With the purchase of the Hawk Ridge Pub (now the Wood Creek Bar and Grill) in 1980, Joe and Elisa Hurst became a part of the Norfolk community. They took what had been, as Joe describes it, “kind of a dive” and opened it up to families coming for dinner, locals stopping in for lunch, and a generous mix of laborers, weekenders, townies and summer visitors hanging out at the bar for drinks with friends. Elisa plied her trade as a hairdresser, while Joe tended to his greater Norfolk family. He was 24 years old and his father called him “a damn fool” for taking the risk of buying a restaurant. When he sold the pub 12 years later, as a solid success, he was 36—and his father called him “a damn fool” for letting it go. 

Hurst recalls that time as a “young person’s game,” and though he  refers to the experience as another blessing, it took a toll on his energy. After a restorative trip to Niagara Falls, the Hursts returned to their split-level house on Mountain Road to consider their next venture. He began working with David and Dominique Low as their estate manager and traveled extensively around the United States.

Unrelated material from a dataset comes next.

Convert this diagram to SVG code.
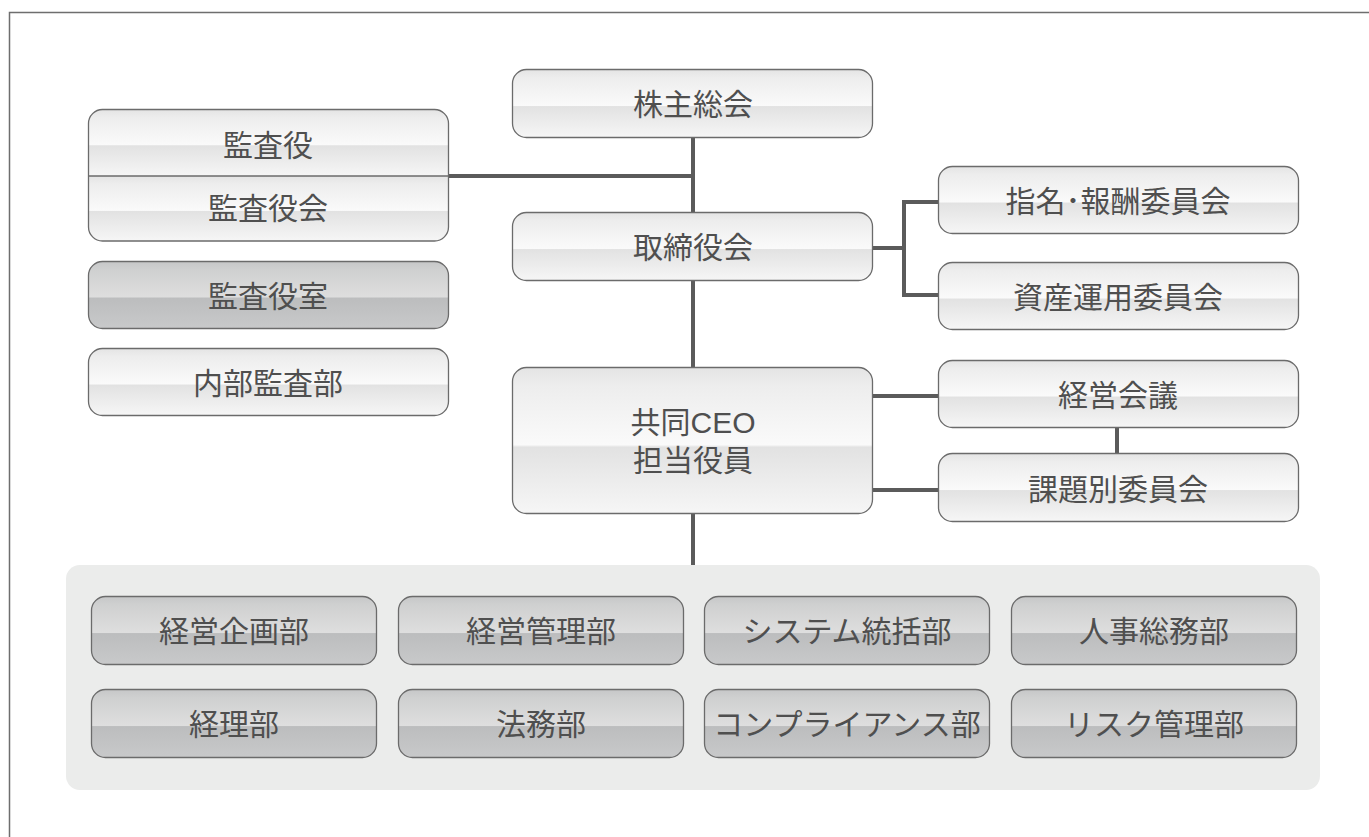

The long absences, and his deep involvement with the Lows’ Husky Meadows Farm, only sharpened his awareness of the loveliness of his home town. Eventually, though he loved the work and the satisfaction of watching Husky Meadows develop and thrive, he realized that he was in need of a deeper reconnection, a regrounding, with the town.

Then the Norfolk Curling Club burned to the ground.

Elisabeth Childs was an influential person in Hurst’s life, and the curling club was her legacy to the community. Hurst felt that that rebuilding it was critical to the health of the town. “Give now!” he said to everyone he met. “Everyone has skin in this game—give to your town somehow!” He says that he was suddenly struck by how fragile and beautiful the town is. There is a true wealth of resources, both natural and historical, but the sense of connectedness and responsibility for maintaining the integrity of those resources cannot be sustained if the residents aren’t personally invested in the process. 

Hurst feels that the rebuilding of the Norfolk Curling Club was the beginning of the current Norfolk renaissance. “If we can do that, we can do anything; we can do Rails to Trails, we can do City Meadow.” Hurst is now the president of the Norfolk Foundation, which is playing a significant role in the town’s renewal. 

He lists some of the vibrant attractions of Norfolk, including the Battell Stoeckel estate; Yale and its associated summer concert, art, and forestry programs; the Historical Society; and the library. “Those of us who live here are blessed,” he says. He believes that Middle Americans are the hope of the town, and he hopes a combination of their can-do attitude and a commitment to community volunteerism will continue to drive Norfolk forward. “We need to pull together,” he says again. 

Pulling together includes supporting Botelle Elementary School, and Hurst is at almost every meeting of the school board, talking one-on-one with the principal, the board chairwoman, and parents, teachers, the superintendent and members of the Board of Finance. Without a vital and dynamic school at its center, Hurst believes that Norfolk as a town will slip into inertia, and he is working hard to keep that from happening. 

Hurst’s positive spirit, coupled with his lifelong interest in stonecutting, has led him to create a new company, On The Rocks. Using his gemstones, he and a friend have built intricate bronze, stainless steel or aluminum tables with wooden inlay around the inside of the edges. Shining blocks of polished stone fit perfectly into the tabletop and can be interchanged with different colored stones to match moods or seasons.

We go downstairs to look at a small sampling of his stone collection, and he shows me stones from Argentina and Brazil, from Afghanistan and Madagascar, from Arizona and Oregon. Rinsed and shining, the stones are beautiful, each unique, deep blue and green, amber and ocher and purple. He opens a folded paper. “These are Herkimer diamonds. They are quartz crystals from Herkimer, N.Y., and you can just take them right out of the ground.” These are the clearest quartz I’ve ever seen and are 550 million years old.

“Heat and pressure made these,” he says. “All these stones are the result of enormous heat and pressure.” Hurst’s optimism and energy seem also to be the result of enormous pressure, and indeed, he says that it often takes periods of stress to produce meaningful change and resolution. Over the years, he has been working on shaping the gem that is Norfolk, hoping to polish and protect its loveliness for the townspeople and their children’s children.

An studio open house displaying Joe Hurst’s stonework will be held at the Norfolk Hub on June 22 from noon to 2 p.m.